Anglo-Catholicism is the name sometimes given to the movement that emphasises the Catholic heritage of the Anglican Church. It was an outgrowth of the 19th-century Oxford Movement, which sought to renew Catholic thought and practice in the Church of England. The term Anglo-Catholic was first used in some of the writings of leaders of the Oxford Movement who, while valuing the positive aspects of the Reformation, wished also to demonstrate the historical continuity of the English (Anglican) Church with Catholic Christianity.
The Catholic Revival in the Church of England was primarily missionary in motivation. In addition to stressing Catholic elements and historical continuity in worship and theology, Anglo-Catholics have worked among the poor and unchurched and have attempted to renew the Church. Although their beliefs and activities have often been opposed by some Anglican Evangelicals, who stress the protestant heritage of Anglicanism at the expense of its fundamentally Catholic character, Anglo-Catholics have continued to be an important spiritual and intellectual force within the Anglican Communion.
Anglo-Catholics are sometimes called High Churchmen, in that they give a “high” place to the importance of the Church—its tradition and apostolic order, episcopal form of church government (with the historic orders of Bishop, Priest and Deacon), the sacraments and liturgical worship, and particularly its divine institution and spiritual nature. The term “High Church” is sometimes used derisively to mean an obsession with ritual and ceremony. But Anglo-Catholics only value ceremony insofar as it expresses and fosters reverence for God and the worship and sacraments by which we honour him and through which his grace may be received.
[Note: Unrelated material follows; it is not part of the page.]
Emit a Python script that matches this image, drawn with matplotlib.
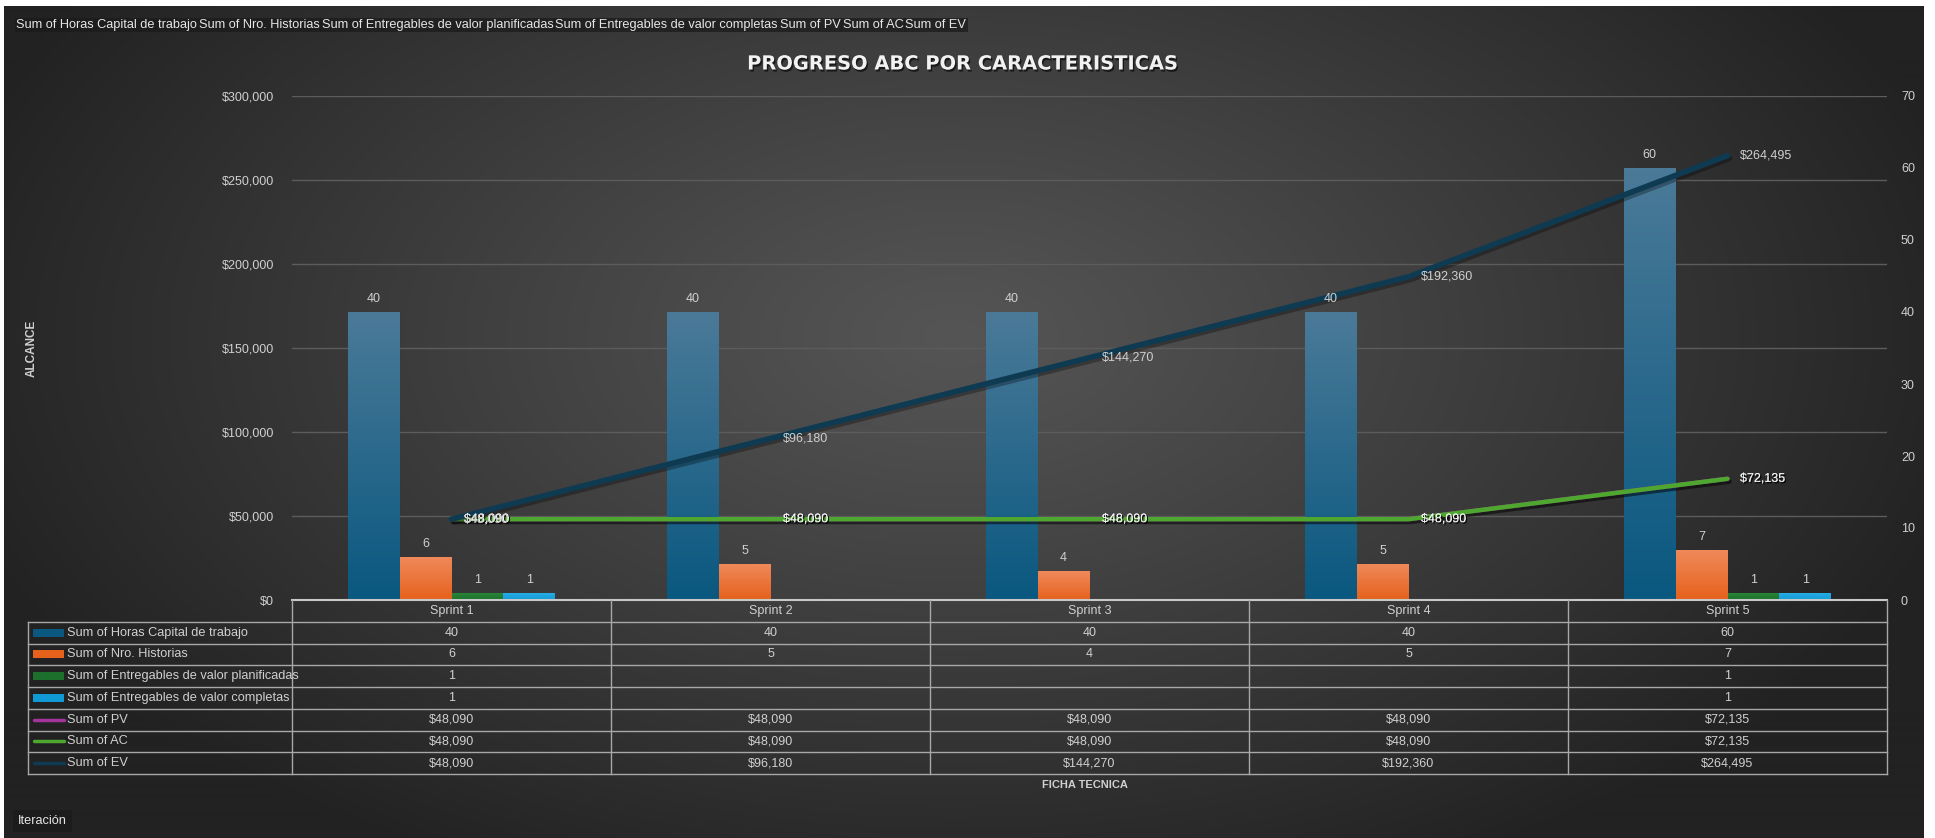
import numpy as np
import matplotlib
matplotlib.use("Agg")
import matplotlib.pyplot as plt
import matplotlib.patheffects as pe
from matplotlib.patches import Rectangle
from matplotlib.colors import LinearSegmentedColormap, to_rgb
from matplotlib import font_manager

# datos del grafico
sprints = ["Sprint 1", "Sprint 2", "Sprint 3", "Sprint 4", "Sprint 5"]
horas = [40, 40, 40, 40, 60]
historias = [6, 5, 4, 5, 7]
planificadas = [1, None, None, None, 1]
completas = [1, None, None, None, 1]
pv = [48090, 48090, 48090, 48090, 72135]
ac = [48090, 48090, 48090, 48090, 72135]
ev = [48090, 96180, 144270, 192360, 264495]

bar_names = ["Sum of Horas Capital de trabajo", "Sum of Nro. Historias",
             "Sum of Entregables de valor planificadas", "Sum of Entregables de valor completas"]
line_names = ["Sum of PV", "Sum of AC", "Sum of EV"]

bar_colors = [("#4b7a98", "#0a5880"), ("#f08a5c", "#e6611c"), ("#2a8a3a", "#1c702b"), ("#2bb0e6", "#1199d6")]
line_colors = ["#a2349a", "#4ea72e", "#0e3a52"]

names = {f.name for f in font_manager.fontManager.ttflist}
REG = "Liberation Sans" if "Liberation Sans" in names else "DejaVu Sans"
NARROW = "Liberation Sans Narrow" if "Liberation Sans Narrow" in names else REG
NARROW_SIZE = 10 if NARROW != REG else 9.2
TXT = "#d0d0d0"

W, H = 1935, 838
fig = plt.figure(figsize=(W / 100, H / 100), dpi=100, facecolor="white")

# fondo con degradado radial
bg = fig.add_axes([4 / W, 0, 1920 / W, 832 / H], zorder=-5)
yy, xx = np.mgrid[0:832, 0:1920]
r = np.sqrt(((xx - 950) / 1050.0) ** 2 + ((yy - 330) / 600.0) ** 2)
t = np.clip(r, 0, 1)[..., None] ** 1.1
img = np.array(to_rgb("#555555")) * (1 - t) + np.array(to_rgb("#222222")) * t
bg.imshow(img, aspect="auto")
bg.axis("off")

# area de trazado
plot_l, plot_r, plot_t, plot_b = 292, 1887, 96, 600
ax = fig.add_axes([plot_l / W, 1 - plot_b / H, (plot_r - plot_l) / W, (plot_b - plot_t) / H])
ax2 = ax.twinx()
for a in (ax, ax2):
    a.set_facecolor("none")
    for s in a.spines.values():
        s.set_visible(False)
    a.set_xticks([])

ax.set_ylim(0, 70)
ax2.set_ylim(0, 300000)
ax.yaxis.tick_right()
ax2.yaxis.tick_left()
ax.set_yticks(range(0, 71, 10))
ax2.set_yticks(range(0, 300001, 50000))
ax2.yaxis.set_major_formatter(matplotlib.ticker.FuncFormatter(lambda v, p: f"${v:,.0f}"))
ax.tick_params(axis="y", length=0, pad=10, labelcolor=TXT, labelsize=9)
ax2.tick_params(axis="y", length=0, pad=13, labelcolor=TXT, labelsize=9)
for lab in ax.get_yticklabels() + ax2.get_yticklabels():
    lab.set_fontfamily(REG)

# lineas de cuadricula (escala principal) detras de las barras
for v in ax2.get_yticks():
    if v > 0:
        ax.axhline(v / 300000 * 70, color="#5c5c5c", lw=1, zorder=0)

# barras en el eje secundario
x = np.arange(len(sprints))
w = 0.163
bar_data = [horas, historias, planificadas, completas]
for k, vals in enumerate(bar_data):
    off = (k - 1.5) * w
    top_c, bot_c = bar_colors[k]
    cmap = LinearSegmentedColormap.from_list("g%d" % k, [top_c, bot_c])
    for i, v in enumerate(vals):
        if v is None:
            continue
        rect = ax.bar(x[i] + off, v, w, color=bot_c, zorder=2, linewidth=0)[0]
        if k == 0:
            rect.set_path_effects([pe.SimplePatchShadow(offset=(0, 0), shadow_rgbFace="black", alpha=0.35), pe.Normal()])
        im = ax.imshow(np.linspace(0, 1, 100).reshape(-1, 1), cmap=cmap, aspect="auto",
                       extent=(x[i] + off - w / 2, x[i] + off + w / 2, 0, v), zorder=2.1)
        im.set_clip_path(rect)
        # etiqueta encima de todo (en ax2, coordenadas de ax)
        ax2.annotate(str(v), (x[i] + off, v), xycoords=ax.transData, xytext=(0, 5),
                     textcoords="offset points", ha="center", va="bottom", color=TXT,
                     fontsize=9, family=REG, zorder=6)
ax.set_xlim(-0.5, len(sprints) - 0.5)
ax.set_ylim(0, 70)

# lineas en el eje principal
shadow = [pe.SimpleLineShadow(offset=(1.5, -2), shadow_color="black", alpha=0.3), pe.Normal()]
line_data = [pv, ac, ev]
for k, vals in enumerate(line_data):
    ax2.plot(x, vals, color=line_colors[k], lw=3.2 if k < 2 else 4, solid_capstyle="round",
             path_effects=shadow, zorder=3)
for k, vals in enumerate(line_data):
    for i, v in enumerate(vals):
        if k < 2:
            ax2.annotate(f"${v:,}", (x[i], v), xytext=(9, 0), textcoords="offset points",
                         ha="left", va="center", color="#f2f2f2", fontsize=9, family=REG,
                         path_effects=[pe.SimplePatchShadow(offset=(1, -1), shadow_rgbFace="black", alpha=0.6), pe.Normal()], zorder=5)
        else:
            ax2.annotate(f"${v:,}", (x[i], v), xytext=(9, 0), textcoords="offset points",
                         ha="left", va="center", color=TXT, fontsize=9, family=REG, zorder=5)
ax2.set_xlim(-0.5, len(sprints) - 0.5)

# capa superior en pixeles
ov = fig.add_axes([0, 0, 1, 1], zorder=5)
ov.set_xlim(0, W)
ov.set_ylim(H, 0)
ov.axis("off")

ov.text(963, 64, "PROGRESO ABC POR CARACTERISTICAS", ha="center", va="center", fontsize=14,
        weight="bold", color="#f2f2f2", family="DejaVu Sans",
        path_effects=[pe.SimplePatchShadow(offset=(1, -1.5), shadow_rgbFace="black", alpha=0.6), pe.Normal()])

ov.text(32, 348, "ALCANCE", rotation=90, ha="center", va="center", fontsize=8.5, weight="bold",
        color=TXT, family=NARROW)

# tabla de datos
key_l = 28
row_h = 21.75
cat_w = (plot_r - plot_l) / len(sprints)
n_rows = len(bar_names) + len(line_names)
tab_b = plot_b + (n_rows + 1) * row_h
grid_c = "#a8a8a8"
ov.plot([plot_l, plot_r], [plot_b, plot_b], color="#c8c8c8", lw=1.5)
for rr in range(1, n_rows + 2):
    yv = plot_b + rr * row_h
    ov.plot([key_l, plot_r], [yv, yv], color=grid_c, lw=1)
for j in range(len(sprints) + 1):
    xv = plot_l + j * cat_w
    ov.plot([xv, xv], [plot_b, tab_b], color=grid_c, lw=1)
ov.plot([key_l, key_l], [plot_b + row_h, tab_b], color=grid_c, lw=1)

for j, s in enumerate(sprints):
    ov.text(plot_l + (j + 0.5) * cat_w, plot_b + row_h / 2, s, ha="center", va="center",
            fontsize=9, color=TXT, family=REG)

rows = list(zip(bar_names, bar_data)) + list(zip(line_names, line_data))
for rr, (name, vals) in enumerate(rows):
    yc = plot_b + (rr + 1.5) * row_h
    if rr < len(bar_names):
        ov.add_patch(Rectangle((key_l + 5, yc - 4), 31, 8, color=bar_colors[rr][1], lw=0))
    else:
        ov.plot([key_l + 6, key_l + 36], [yc, yc], color=line_colors[rr - len(bar_names)],
                lw=2.5, solid_capstyle="round")
    ov.text(key_l + 39, yc, name, ha="left", va="center", fontsize=NARROW_SIZE, color=TXT, family=NARROW)
    for j, v in enumerate(vals):
        if v is None:
            continue
        s = f"${v:,}" if rr >= len(bar_names) else str(v)
        ov.text(plot_l + (j + 0.5) * cat_w, yc, s, ha="center", va="center", fontsize=9,
                color=TXT, family=REG)

ov.text(plot_l + (plot_r - plot_l) / 2 - 5, 785, "FICHA TECNICA", ha="center", va="center",
        fontsize=8, weight="bold", color=TXT, family=NARROW)

# botones de campo (tabla dinamica)
renderer = fig.canvas.get_renderer()
xpos = 16
btn_box = dict(boxstyle="square,pad=0.1", facecolor="#1b1b1b", edgecolor="none", alpha=0.75)
for name in bar_names + line_names:
    tx = ov.text(xpos, 25, name, ha="left", va="center", fontsize=NARROW_SIZE, color="#e6e6e6",
                 family=NARROW, bbox=btn_box)
    ext = tx.get_window_extent(renderer)
    xpos += ext.width + 2

ov.text(18, 821, "Iteración", ha="left", va="center", fontsize=NARROW_SIZE, color="#e6e6e6", family=NARROW,
        bbox=dict(boxstyle="square,pad=0.4", facecolor="#1b1b1b", edgecolor="none", alpha=0.75))

fig.savefig("out.png", dpi=100, facecolor="white")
The term High Church was first used about the end of the 17th century to express this particular emphasis within the Church of England. Historically, however, High Church attitudes, like Low Church (Evangelical) attitudes, were evident within the Church of England from even before the time of Elizabeth I (1533–1603) and the so-called ‘Elizabethan Settlement’ (which sought to accommodate the reasonable aspects of the reformation within an essentially Catholic Church polity). The Oxford Movement and Anglo-Catholicism renewed this emphasis within Anglicanism.